Il quesito principale che i lettori si pongono riguardo a “Zia Julia e lo scribacchino” è: si tratta di un romanzo autobiografico? La risposta non è così scontata. Da un lato il protagonista e voce narrante della storia è Marito (diminutivo di Mario) o Varguitas (distorsione di Vargas), che studiò all’Università San Marcos di Lima giurisprudenza, lavorò alla radio redigendo bollettini ed effettivamente sposò (ancora minorenne) una zia acquisita di nome Julia Urquidi Illanes (cui il romanzo è dedicato). Anche nel capitolo finale Marito torna in Perù, ormai scrittore affermato, ed è impossibile non riconoscervi il premio Nobel per la Letteratura 2010. D’altro canto è però presente una fortissima componente fantasiosa (i romanzi di Camacho sono riportati in una forma che di certo non poteva essere quella reale poiché pochissimi sono i dialoghi riportati, mentre è ovvio che in un romanzo radiofonico tutto si basa sul dibattito tra diversi personaggi).
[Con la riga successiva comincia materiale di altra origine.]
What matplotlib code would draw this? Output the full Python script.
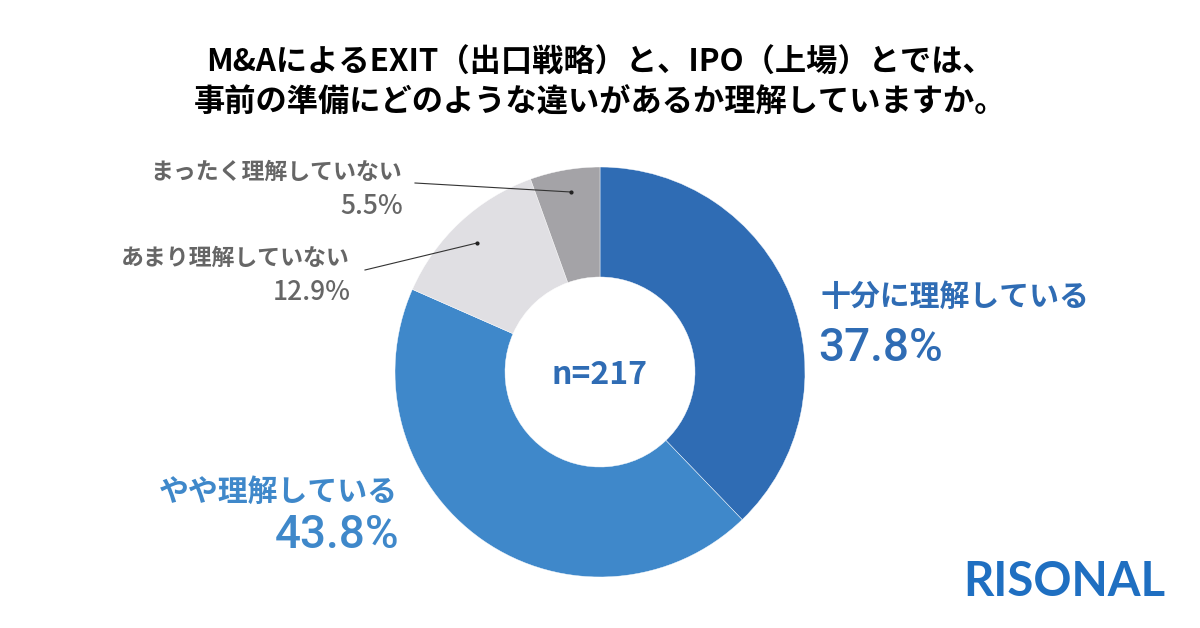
import matplotlib
matplotlib.use("Agg")
import matplotlib.pyplot as plt

plt.rcParams['font.family'] = ['Noto Sans CJK JP', 'DejaVu Sans']

# data
labels = ["十分に理解している", "やや理解している", "あまり理解していない", "まったく理解していない"]
values = [37.8, 43.8, 12.9, 5.5]
colors = ["#2f6cb4", "#3f88ca", "#e0dfe3", "#a4a3a7"]
title = "M&AによるEXIT（出口戦略）と、IPO（上場）とでは、\n事前の準備にどのような違いがあるか理解していますか。"
n_text = "n=217"

W, H = 1200, 628
fig = plt.figure(figsize=(12, 6.28), dpi=100)
ax = fig.add_axes([0, 0, 1, 1])
ax.set_xlim(0, W)
ax.set_ylim(0, H)
ax.set_aspect('equal')
ax.axis('off')

def py(y):
    # pixel row (from top) -> data y
    return H - y

cx, cy = 600, py(372)
R, r = 205, 95
ax.pie(values, colors=colors, startangle=90, counterclock=False,
       center=(cx, cy), radius=R,
       wedgeprops=dict(width=R - r, edgecolor='white', linewidth=0.3))
ax.set_xlim(0, W)
ax.set_ylim(0, H)

ax.text(cx, cy - 3, n_text, ha='center', va='center', fontsize=23,
        fontweight='bold', color="#2f6cb4")

fig.text(0.5, py(83) / H, title, ha='center', va='center', fontsize=22.5,
         fontweight='bold', color='black', linespacing=1.3)

# big labels
pct_font = ['Roboto', 'DejaVu Sans']
ax.text(820, py(297), labels[0], ha='left', va='center', fontsize=21.5,
        fontweight='bold', color=colors[0])
ax.text(818, py(348), f"{values[0]}%", ha='left', va='center', fontsize=33,
        fontweight='medium', family=pct_font, color=colors[0])
ax.text(398, py(492), labels[1], ha='right', va='center', fontsize=21.5,
        fontweight='bold', color=colors[1])
ax.text(399, py(535), f"{values[1]}%", ha='right', va='center', fontsize=33,
        fontweight='medium', family=pct_font, color=colors[1])

# small labels
gray = "#666666"
ax.text(402, py(172), labels[3], ha='right', va='center', fontsize=16.5,
        fontweight='bold', color=gray)
ax.text(403, py(207), f"{values[3]}%", ha='right', va='center', fontsize=19,
        fontweight='medium', color=gray)
ax.text(350, py(258), labels[2], ha='right', va='center', fontsize=16.5,
        fontweight='bold', color=gray)
ax.text(351, py(292), f"{values[2]}%", ha='right', va='center', fontsize=19,
        fontweight='medium', color=gray)

# leader lines
ax.plot([415, 571], [py(183), py(192)], color='#333333', lw=0.8)
ax.plot([571], [py(192)], 'o', color='#222222', ms=2)
ax.plot([365, 477], [py(270), py(243)], color='#333333', lw=0.8)
ax.plot([477], [py(243)], 'o', color='#222222', ms=2)

# logo
ax.text(1165, py(582), "RISONAL", ha='right', va='center', fontsize=34,
        fontweight='bold', family='Lato', color="#1f6fc1")

fig.savefig("out.png", dpi=100, facecolor='white')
La risposta ci viene fornita dallo stesso Vargas Llosa: “[…] come in tutto quanto ho scritto, sono partito da alcune esperienze ancora vive nella mia memoria e stimolanti per la mia immaginazione e ho fantasticato qualcosa che riflette in modo molto infedele quei materiali di lavoro. Non si scrivono romanzi per raccontare la vita, ma per trasformarla, aggiungendovi qualcosa” (“La verità delle menzogne”, Mario Vargas Llosa)
La figura di Camacho è particolarmente interessante: egli è l’incarnazione delle paure di Marito e delle sue ambizioni. È quasi analfabeta, non ha mai letto un libro (tranne una sorta di bibbia delle citazioni famose), usa uno stile discutibile, disprezza l’opinione del suo pubblico e non rilegge mai quanto scritto. Marito, per contro, scrive tentando di trarre ispirazione dai grandi maestri della narrativa mondiale, che conosce e apprezza, legge e rilegge i propri racconti e non ne è mai soddisfatto, cerca l’approvazione delle persone che lo circondano. Eppure Camacho è una sorta di star, che riesce a tenere una nazione intera attaccata alla radio per ascoltare i suoi racconti. Marito ne è affascinato ma allo stesso tempo infastidito. In questo contrasto si puô leggere una riflessione di Vargas Llosa sullo stato della letteratura latino-americana che all’epoca (siamo negli anni Sessanta quanto la prima versione de “La Zia Julia” venne pubblicata) era ancora alla ricerca di una propria identità e di voci che sapessero superare i confini nazionali ed essere ascoltate anche nella vecchia Europa.
Era un po’ di tempo che non leggevo autori sudamericani (che per anni sono stati una vera e propria ossessione) e questo romanzo mi ha trascinata nuovamente in quel mondo colorato, stravagante e magico che mi ha sempre affascinata. Un ottima lettura, particolare e ironica.